Pontus Stenetorp
Fri 02 Feb 2018, 11:00 - 12:30
Informatics Forum (IF-4.31/4.33)

If you have a question about this talk, please contact: Diana Dalla Costa (ddallac)


While being one of the most active areas of research in Natural Language Processing, existing Reading Comprehension (RC) datasets — SQuAD, TriviaQA, etc. — are dominated by queries that can be answered based on the content of a single paragraph or document. However, enabling models to combine pieces of textual information from different sources would drastically extend the scope of RC – effectively allowing models to even answer queries whose answers are never explicitly stated. In this talk, we will introduce a novel Multi-hop RC task, [1] where a model has to learn how to find and combine disjoint pieces of textual evidence, effectively performing multi-step (alias multi-hop) inference. We present two datasets, WikiHop and MedHop, from different domains — both constructed using a unified methodology. We will then discuss the behaviour of several baseline models, including two established end-to-end RC models, BiDAF and FastQA. For example, one model is capable of integrating information across documents, but both models struggle to select relevant information. Overall the end-to-end models outperform multiple baselines, but their best accuracy is still far behind human performance, leaving ample room for improvements. It is our hope that these new datasets will drive future RC model development, leading to new and improved applications in areas such as Search, Question Answering, and scientific text mining.

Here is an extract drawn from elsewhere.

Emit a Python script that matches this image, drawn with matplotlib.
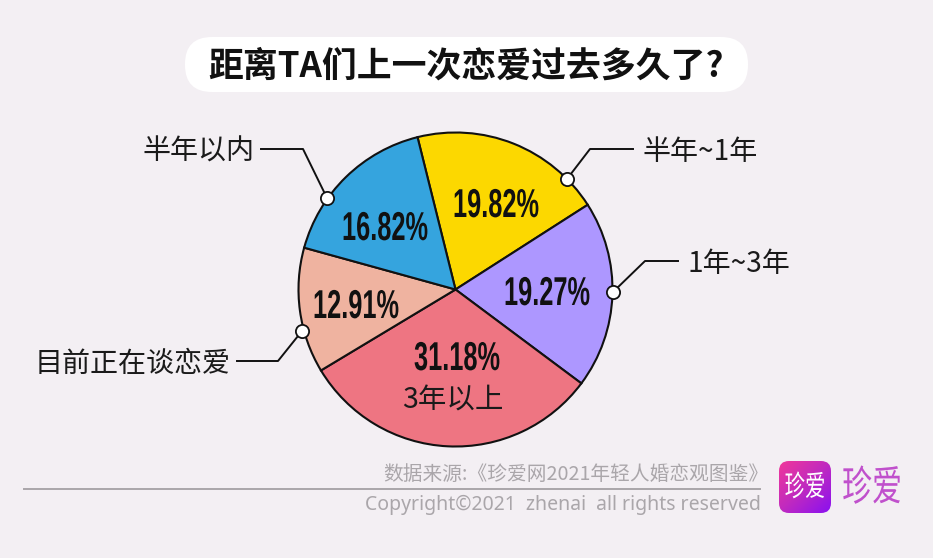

I am a researcher and educator that finds Natural Language Processing and Machine Learning research to be fascinating. Currently, I am a Senior Research Associate at University College London (UCL) and a member of the Machine Reading Group. I received a PhD from the University of Tokyo in 2013 and a MSc Eng from the Royal Institute of Technology (KTH) in 2010. My current research focuses on end-to-end Deep Learning models that learns with a minimal amount of human supervision – with a particular focus on allowing computers to pass real-world exams – and is supported by the Paul G Allen Family Foundation.